-- What needs to be done --
Lines containing the string "that" are to be collected in full.

-- Supplied information --

★ ★ ★

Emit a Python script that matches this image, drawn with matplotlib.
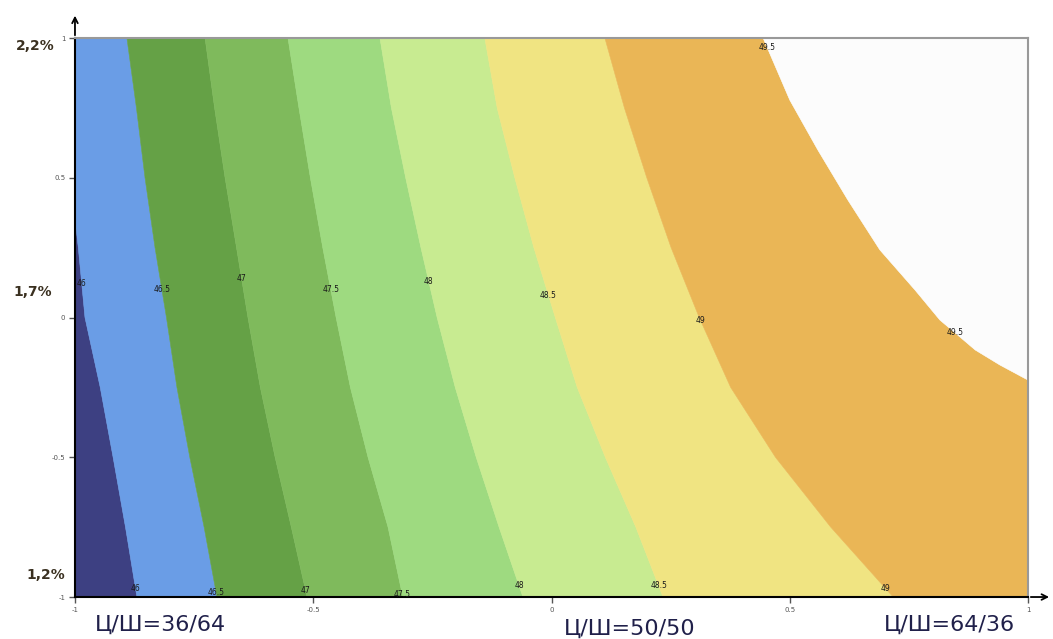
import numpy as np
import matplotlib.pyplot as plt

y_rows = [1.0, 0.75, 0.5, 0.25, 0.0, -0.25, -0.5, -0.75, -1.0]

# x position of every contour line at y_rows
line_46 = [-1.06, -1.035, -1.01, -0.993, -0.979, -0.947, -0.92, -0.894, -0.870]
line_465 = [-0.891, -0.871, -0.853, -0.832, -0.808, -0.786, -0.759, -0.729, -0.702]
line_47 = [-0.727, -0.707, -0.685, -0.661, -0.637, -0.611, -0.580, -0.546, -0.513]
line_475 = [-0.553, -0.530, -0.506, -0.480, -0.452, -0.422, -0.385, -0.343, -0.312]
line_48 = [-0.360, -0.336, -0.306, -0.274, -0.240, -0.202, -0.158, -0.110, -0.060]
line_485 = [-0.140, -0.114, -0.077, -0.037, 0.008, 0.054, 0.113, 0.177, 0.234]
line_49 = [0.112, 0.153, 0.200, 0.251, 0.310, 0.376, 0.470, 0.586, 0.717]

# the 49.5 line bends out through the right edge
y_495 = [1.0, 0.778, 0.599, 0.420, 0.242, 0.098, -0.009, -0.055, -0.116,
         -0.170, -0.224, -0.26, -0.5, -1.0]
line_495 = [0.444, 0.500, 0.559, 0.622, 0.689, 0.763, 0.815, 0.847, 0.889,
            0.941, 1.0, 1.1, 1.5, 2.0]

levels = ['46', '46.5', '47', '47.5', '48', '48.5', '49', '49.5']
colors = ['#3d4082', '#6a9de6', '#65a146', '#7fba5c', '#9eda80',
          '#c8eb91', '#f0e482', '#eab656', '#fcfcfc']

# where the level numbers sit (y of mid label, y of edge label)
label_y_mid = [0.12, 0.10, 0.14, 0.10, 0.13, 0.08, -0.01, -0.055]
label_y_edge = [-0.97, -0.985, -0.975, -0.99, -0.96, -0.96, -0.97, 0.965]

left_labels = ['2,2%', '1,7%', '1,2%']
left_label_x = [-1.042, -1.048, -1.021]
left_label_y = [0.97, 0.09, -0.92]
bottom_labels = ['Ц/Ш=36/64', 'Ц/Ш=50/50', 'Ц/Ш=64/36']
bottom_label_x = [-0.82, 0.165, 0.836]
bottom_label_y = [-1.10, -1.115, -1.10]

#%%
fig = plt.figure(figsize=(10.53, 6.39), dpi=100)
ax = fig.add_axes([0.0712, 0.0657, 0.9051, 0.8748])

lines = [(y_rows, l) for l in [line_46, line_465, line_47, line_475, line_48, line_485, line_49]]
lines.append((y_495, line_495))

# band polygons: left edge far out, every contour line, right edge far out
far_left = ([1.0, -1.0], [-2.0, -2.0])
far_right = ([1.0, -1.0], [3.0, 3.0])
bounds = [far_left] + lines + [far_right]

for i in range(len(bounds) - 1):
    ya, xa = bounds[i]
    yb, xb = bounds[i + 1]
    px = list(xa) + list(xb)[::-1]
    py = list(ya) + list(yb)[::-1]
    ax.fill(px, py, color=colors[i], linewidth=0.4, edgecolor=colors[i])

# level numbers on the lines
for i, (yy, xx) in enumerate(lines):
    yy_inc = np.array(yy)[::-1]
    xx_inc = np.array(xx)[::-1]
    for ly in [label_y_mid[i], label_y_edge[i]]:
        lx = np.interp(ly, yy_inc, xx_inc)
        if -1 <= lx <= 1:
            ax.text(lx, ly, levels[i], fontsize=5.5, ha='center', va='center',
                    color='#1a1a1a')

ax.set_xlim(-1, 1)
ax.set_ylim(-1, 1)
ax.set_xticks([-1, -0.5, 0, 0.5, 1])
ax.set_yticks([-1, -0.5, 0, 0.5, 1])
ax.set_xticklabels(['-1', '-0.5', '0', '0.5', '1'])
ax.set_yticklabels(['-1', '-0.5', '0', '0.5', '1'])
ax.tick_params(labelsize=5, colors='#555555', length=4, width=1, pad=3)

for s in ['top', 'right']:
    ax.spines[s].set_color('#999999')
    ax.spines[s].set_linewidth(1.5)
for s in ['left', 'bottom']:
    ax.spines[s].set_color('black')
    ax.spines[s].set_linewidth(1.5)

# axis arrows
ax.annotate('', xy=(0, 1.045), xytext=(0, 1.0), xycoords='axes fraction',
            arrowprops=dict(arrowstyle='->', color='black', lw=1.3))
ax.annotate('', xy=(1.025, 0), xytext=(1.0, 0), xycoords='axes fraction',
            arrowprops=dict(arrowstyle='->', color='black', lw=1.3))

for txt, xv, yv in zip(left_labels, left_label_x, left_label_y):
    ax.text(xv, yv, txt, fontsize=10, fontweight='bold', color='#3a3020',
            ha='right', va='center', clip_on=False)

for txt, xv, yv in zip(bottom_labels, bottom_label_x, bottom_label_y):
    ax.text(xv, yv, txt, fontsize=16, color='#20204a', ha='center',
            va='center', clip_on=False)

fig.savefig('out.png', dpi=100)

★ ★ ★

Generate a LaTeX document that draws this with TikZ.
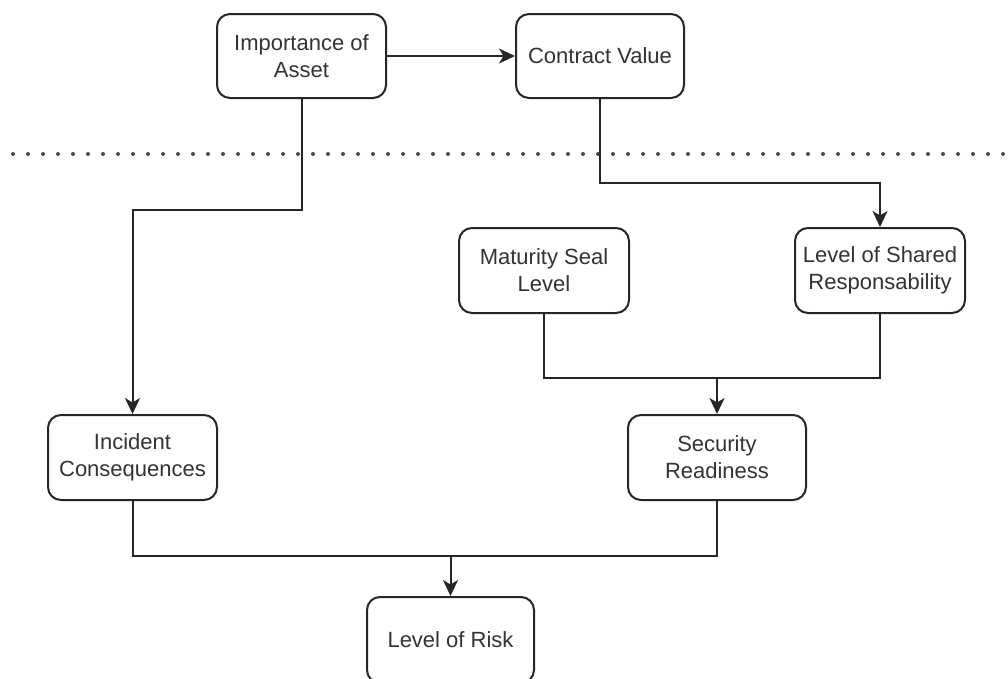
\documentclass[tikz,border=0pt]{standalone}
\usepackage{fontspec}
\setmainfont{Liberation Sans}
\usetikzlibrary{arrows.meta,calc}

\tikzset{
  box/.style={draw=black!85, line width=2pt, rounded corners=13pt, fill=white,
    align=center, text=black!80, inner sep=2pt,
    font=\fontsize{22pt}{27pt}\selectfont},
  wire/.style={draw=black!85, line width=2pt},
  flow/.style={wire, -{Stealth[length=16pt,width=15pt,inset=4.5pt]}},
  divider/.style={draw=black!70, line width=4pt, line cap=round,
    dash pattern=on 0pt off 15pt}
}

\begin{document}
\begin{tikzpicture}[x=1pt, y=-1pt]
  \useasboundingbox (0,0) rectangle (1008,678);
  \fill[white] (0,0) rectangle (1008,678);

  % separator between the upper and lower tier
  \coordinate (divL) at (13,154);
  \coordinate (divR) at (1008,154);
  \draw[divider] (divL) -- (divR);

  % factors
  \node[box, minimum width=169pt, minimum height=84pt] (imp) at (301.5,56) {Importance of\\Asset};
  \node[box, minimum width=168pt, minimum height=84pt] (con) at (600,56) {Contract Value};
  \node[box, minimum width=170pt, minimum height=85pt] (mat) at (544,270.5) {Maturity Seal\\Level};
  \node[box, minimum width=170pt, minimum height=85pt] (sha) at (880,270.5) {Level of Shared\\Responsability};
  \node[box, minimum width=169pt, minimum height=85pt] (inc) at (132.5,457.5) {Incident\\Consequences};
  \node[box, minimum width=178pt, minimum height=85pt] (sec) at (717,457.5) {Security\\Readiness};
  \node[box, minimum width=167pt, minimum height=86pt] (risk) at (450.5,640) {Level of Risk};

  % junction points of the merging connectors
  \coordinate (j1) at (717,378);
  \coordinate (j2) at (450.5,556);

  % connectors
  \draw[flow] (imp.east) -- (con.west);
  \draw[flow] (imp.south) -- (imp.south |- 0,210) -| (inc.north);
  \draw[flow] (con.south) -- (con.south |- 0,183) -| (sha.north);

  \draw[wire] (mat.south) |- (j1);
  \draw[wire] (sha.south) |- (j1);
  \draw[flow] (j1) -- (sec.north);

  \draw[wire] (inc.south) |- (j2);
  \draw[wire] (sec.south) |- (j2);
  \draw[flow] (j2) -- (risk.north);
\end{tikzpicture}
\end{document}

★ ★ ★

-- Finished task --
Emit a Python script that matches this image, drawn with matplotlib.
Generate a LaTeX document that draws this with TikZ.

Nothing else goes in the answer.